Arthur, a man of many trades and son of my late American publisher Jack Geoghegan, told me horrendous tales of his time as a pharma man in Moscow and Eastern Europe. Jack's benign spirit presided over us.
Daniel Berman of Medecins Sans Frontieres in Geneva provided me with a briefing that was three-star Michelin: worth the whole journey.
BUKO Pharma-Kampagne of Bielefeld in Germany — not to be confused with Hippo in my novel — is an independently financed, undermanned body of sane, well-qualified people who struggle to expose the misdeeds of the pharmaceutical industry, particularly in its dealings with the Third World. If you are feeling generous, please send them some money to help them continue their work. As medical opinion continues to be insidiously and methodically corrupted by the pharma-giants, BUKO'S survival assumes ever greater importance. And BUKO not only helped me greatly. They actually urged me to extol the virtues of responsible pharmaceutical companies. For love of them, I tried here and there to do as they asked, but it wasn't what the story was about.
Both Dr. Paul Haycock, a veteran of the international pharma industry, and Tony Allen, an old Africa hand and pharmaconsultant with a heart and an eye, gave me freely of their advice, knowledge and good humor, and graciously suffered my assaults on their profession — as indeed did the hospitable Peter, who prefers to remain modestly in the shadows.
I received help from several sterling individuals in the United Nations. None had the smallest notion of what I was about; nevertheless I suspect it is tactful not to name them.
With sadness, I have also decided not to name the people in Kenya who generously gave me their assistance.
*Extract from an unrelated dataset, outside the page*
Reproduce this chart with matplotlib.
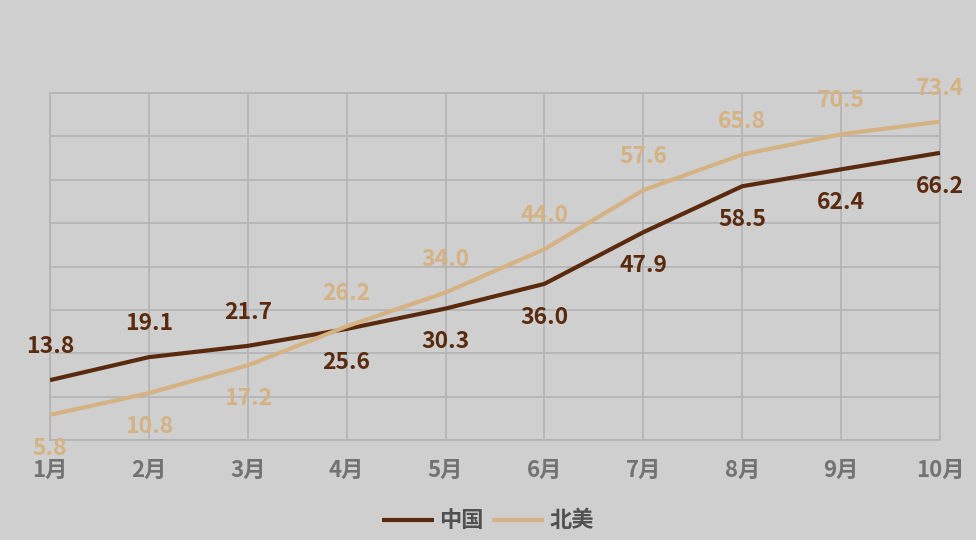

As I write, news is coming in of the death of John Kaiser, an American priest from Minnesota who worked in Kenya for the last thirty-six years. His body was found in Naivasha, fifty miles northwest of Nairobi. It had a bullet wound to the head. A shotgun was found close by. Mr. Kaiser was a longtime outspoken critic of the Kenyan government's human rights policies, or lack of them. Accidents like that can happen again.
In describing the tribulations of Lara in Chapter 18, I drew on several cases, particularly in the North American continent, where highly qualified medical researchers have dared to disagree with their pharmaceutical paymasters and suffered vilification and persecution for their pains. The issue is not about whether their inconvenient findings were correct. It is about individual conscience in conflict with corporate greed. It is about the elementary right of doctors to express unbought medical opinions, and their duty to acquaint patients with the risks they believe to be inherent in the treatments they prescribe.
And lastly, if you should ever chance to find yourself on the island of Elba, please do not fail to visit the beautiful old estate that I appropriated for Tessa and her Italian forebears. It is called La Chiusa di Magazzini, and is the property of the Foresi family. The Foresis make red, white and rose wines and liqueurs from their own vineyard, and an immaculate oil from their own olive orchard. They have a few cottages that you may rent. There is even an oil room where those in search of answers to life's great riddles may seek temporary seclusion.